Return each line of the listing that contains the string "image".
## Begin
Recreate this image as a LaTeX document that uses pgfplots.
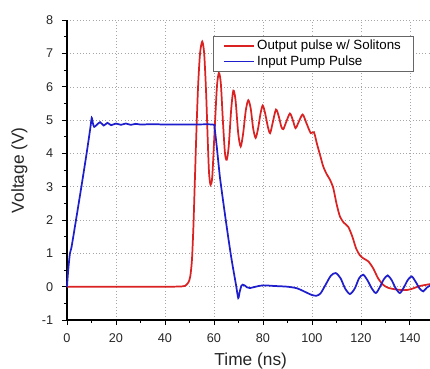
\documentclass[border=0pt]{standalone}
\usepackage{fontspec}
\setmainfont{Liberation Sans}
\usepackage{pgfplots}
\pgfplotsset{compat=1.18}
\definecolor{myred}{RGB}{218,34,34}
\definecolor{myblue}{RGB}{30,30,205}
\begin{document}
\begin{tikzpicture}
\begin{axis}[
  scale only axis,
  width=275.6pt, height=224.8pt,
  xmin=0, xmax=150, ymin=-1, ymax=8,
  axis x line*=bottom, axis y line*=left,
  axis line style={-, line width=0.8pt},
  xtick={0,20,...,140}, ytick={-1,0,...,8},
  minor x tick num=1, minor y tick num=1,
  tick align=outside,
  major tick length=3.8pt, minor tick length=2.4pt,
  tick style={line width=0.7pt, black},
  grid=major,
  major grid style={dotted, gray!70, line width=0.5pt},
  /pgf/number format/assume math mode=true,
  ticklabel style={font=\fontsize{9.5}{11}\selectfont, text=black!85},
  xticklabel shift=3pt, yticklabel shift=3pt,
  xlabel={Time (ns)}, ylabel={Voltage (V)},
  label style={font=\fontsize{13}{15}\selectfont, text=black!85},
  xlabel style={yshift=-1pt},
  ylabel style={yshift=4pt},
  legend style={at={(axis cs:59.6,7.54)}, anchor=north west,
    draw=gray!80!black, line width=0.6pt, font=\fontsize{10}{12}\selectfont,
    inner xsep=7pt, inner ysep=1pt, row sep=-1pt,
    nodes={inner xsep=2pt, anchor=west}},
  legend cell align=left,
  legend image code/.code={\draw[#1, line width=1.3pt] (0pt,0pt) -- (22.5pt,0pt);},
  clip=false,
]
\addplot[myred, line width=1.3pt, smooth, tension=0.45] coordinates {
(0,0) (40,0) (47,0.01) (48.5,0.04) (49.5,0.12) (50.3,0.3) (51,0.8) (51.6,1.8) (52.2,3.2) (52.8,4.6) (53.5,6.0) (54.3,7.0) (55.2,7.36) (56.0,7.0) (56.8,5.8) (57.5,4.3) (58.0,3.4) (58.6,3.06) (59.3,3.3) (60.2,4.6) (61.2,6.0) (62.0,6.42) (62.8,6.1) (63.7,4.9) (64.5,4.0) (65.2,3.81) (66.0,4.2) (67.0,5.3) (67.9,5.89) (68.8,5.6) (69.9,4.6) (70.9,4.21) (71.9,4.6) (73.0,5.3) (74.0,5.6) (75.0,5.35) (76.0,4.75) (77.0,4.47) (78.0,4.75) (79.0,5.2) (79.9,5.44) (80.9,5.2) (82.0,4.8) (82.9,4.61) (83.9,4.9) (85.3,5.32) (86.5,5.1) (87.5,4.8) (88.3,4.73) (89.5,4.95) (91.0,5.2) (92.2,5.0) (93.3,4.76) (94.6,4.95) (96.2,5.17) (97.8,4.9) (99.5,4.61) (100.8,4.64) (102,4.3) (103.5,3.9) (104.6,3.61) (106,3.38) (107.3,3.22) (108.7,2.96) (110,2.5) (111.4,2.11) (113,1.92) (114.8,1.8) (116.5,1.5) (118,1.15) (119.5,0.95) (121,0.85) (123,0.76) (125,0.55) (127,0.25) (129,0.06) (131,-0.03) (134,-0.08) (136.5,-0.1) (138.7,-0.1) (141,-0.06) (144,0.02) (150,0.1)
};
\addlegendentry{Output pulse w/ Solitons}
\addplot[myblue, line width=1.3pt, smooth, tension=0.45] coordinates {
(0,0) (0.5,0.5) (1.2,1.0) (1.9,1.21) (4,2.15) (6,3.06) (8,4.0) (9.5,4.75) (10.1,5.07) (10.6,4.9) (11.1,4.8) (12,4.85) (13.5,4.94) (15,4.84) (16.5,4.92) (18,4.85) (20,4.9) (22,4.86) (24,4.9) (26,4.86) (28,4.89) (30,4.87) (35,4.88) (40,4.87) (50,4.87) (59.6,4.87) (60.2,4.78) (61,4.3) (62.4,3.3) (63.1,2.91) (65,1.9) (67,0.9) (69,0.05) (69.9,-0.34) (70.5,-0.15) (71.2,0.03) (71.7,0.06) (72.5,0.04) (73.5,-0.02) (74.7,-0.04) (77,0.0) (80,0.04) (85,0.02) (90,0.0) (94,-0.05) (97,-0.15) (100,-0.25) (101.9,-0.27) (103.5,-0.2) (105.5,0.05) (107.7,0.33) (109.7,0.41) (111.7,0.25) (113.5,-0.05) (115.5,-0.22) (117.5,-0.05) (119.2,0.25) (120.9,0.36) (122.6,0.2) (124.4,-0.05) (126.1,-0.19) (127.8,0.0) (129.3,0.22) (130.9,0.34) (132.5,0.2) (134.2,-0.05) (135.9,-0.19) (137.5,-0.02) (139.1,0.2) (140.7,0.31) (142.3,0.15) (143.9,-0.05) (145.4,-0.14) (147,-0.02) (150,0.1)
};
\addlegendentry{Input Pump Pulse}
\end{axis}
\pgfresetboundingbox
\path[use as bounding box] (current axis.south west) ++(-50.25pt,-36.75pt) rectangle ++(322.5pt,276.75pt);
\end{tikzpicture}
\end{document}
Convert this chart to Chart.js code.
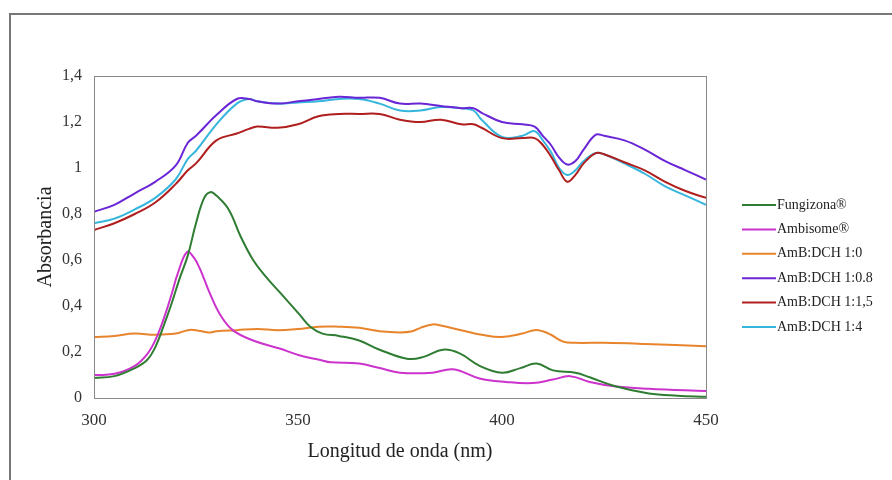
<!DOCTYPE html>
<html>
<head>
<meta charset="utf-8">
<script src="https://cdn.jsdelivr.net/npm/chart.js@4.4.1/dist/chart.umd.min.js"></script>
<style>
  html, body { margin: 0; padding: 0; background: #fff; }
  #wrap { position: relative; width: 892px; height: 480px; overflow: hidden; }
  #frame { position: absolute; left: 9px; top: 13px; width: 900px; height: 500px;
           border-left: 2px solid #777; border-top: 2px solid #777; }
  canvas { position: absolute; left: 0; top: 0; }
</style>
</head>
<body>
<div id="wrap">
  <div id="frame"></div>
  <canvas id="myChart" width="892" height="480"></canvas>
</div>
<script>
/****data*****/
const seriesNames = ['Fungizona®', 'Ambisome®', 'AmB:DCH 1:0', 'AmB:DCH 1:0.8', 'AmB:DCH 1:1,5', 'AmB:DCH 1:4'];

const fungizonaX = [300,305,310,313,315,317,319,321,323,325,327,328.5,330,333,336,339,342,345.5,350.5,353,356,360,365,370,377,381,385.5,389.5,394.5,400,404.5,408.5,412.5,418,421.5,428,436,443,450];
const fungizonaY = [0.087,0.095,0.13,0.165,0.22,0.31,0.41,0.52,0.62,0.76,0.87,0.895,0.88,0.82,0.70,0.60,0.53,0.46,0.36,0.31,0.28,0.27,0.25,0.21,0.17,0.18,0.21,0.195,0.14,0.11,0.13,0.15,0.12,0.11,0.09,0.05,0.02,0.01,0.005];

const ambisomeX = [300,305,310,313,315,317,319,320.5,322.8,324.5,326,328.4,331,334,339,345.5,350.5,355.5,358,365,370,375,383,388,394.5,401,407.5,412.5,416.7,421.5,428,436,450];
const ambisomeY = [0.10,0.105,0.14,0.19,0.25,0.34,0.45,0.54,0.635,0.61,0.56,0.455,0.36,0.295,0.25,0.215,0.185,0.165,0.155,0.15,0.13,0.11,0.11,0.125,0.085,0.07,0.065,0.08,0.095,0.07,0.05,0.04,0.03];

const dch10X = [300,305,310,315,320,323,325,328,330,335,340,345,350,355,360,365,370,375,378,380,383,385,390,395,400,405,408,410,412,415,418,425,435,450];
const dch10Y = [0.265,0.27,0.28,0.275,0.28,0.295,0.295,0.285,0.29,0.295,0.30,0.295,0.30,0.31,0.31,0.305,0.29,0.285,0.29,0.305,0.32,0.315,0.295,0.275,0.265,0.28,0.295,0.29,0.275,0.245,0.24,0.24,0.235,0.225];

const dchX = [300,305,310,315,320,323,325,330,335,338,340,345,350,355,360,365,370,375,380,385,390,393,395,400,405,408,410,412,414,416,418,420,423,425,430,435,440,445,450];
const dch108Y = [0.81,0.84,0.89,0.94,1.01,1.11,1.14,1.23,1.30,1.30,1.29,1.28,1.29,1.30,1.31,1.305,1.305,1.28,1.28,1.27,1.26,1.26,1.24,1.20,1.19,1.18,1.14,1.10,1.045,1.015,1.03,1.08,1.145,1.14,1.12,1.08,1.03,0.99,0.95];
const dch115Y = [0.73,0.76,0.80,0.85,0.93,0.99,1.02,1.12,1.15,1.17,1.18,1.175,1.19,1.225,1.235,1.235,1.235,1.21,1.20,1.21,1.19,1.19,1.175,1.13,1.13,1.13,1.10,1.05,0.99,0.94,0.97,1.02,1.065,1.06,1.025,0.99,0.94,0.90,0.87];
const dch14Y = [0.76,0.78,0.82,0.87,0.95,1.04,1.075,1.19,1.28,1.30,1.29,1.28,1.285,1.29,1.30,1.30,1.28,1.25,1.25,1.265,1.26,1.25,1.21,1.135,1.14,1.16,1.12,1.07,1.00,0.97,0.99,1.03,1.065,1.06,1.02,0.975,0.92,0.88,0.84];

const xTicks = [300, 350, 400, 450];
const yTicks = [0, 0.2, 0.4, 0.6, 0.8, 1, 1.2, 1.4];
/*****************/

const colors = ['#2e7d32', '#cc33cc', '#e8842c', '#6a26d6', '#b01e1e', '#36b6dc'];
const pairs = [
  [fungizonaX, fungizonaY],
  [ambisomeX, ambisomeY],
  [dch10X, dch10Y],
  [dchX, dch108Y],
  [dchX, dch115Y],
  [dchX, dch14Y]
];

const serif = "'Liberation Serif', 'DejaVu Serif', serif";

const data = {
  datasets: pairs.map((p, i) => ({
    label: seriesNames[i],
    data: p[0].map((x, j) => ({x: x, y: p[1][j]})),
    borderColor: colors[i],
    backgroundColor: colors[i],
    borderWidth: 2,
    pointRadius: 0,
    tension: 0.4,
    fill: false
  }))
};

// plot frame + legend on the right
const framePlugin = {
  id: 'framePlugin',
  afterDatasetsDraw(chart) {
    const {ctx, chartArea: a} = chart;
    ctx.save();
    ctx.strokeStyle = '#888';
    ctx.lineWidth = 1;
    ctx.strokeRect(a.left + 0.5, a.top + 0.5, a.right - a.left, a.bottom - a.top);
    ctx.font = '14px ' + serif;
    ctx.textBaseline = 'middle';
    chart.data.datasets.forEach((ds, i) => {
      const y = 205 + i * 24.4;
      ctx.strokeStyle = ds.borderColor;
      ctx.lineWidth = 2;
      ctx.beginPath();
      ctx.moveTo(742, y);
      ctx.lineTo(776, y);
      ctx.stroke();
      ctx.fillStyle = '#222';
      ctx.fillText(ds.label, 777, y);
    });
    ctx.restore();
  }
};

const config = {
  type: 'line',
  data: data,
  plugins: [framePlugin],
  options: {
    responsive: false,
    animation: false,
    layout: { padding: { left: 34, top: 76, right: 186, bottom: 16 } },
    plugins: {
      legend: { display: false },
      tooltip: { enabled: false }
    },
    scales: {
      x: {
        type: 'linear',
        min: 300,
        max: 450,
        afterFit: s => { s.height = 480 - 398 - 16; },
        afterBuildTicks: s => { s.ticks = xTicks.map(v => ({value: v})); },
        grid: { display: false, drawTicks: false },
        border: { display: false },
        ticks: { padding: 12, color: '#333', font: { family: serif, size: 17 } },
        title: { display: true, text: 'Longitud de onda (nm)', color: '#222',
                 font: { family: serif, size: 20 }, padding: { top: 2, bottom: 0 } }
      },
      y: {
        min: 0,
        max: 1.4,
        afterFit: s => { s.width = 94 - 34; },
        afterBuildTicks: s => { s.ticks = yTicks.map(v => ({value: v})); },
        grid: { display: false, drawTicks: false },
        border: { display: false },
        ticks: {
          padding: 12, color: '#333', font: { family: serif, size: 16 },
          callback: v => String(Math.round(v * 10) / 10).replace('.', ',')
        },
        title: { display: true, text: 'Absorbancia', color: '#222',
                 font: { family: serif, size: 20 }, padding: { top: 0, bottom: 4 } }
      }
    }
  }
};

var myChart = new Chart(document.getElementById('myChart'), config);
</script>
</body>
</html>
## End
▸ **OUTPUT FOR THIS EXERCISE**:
Recreate this image as a LaTeX document that uses pgfplots.
  legend image code/.code={\draw[#1, line width=1.3pt] (0pt,0pt) -- (22.5pt,0pt);},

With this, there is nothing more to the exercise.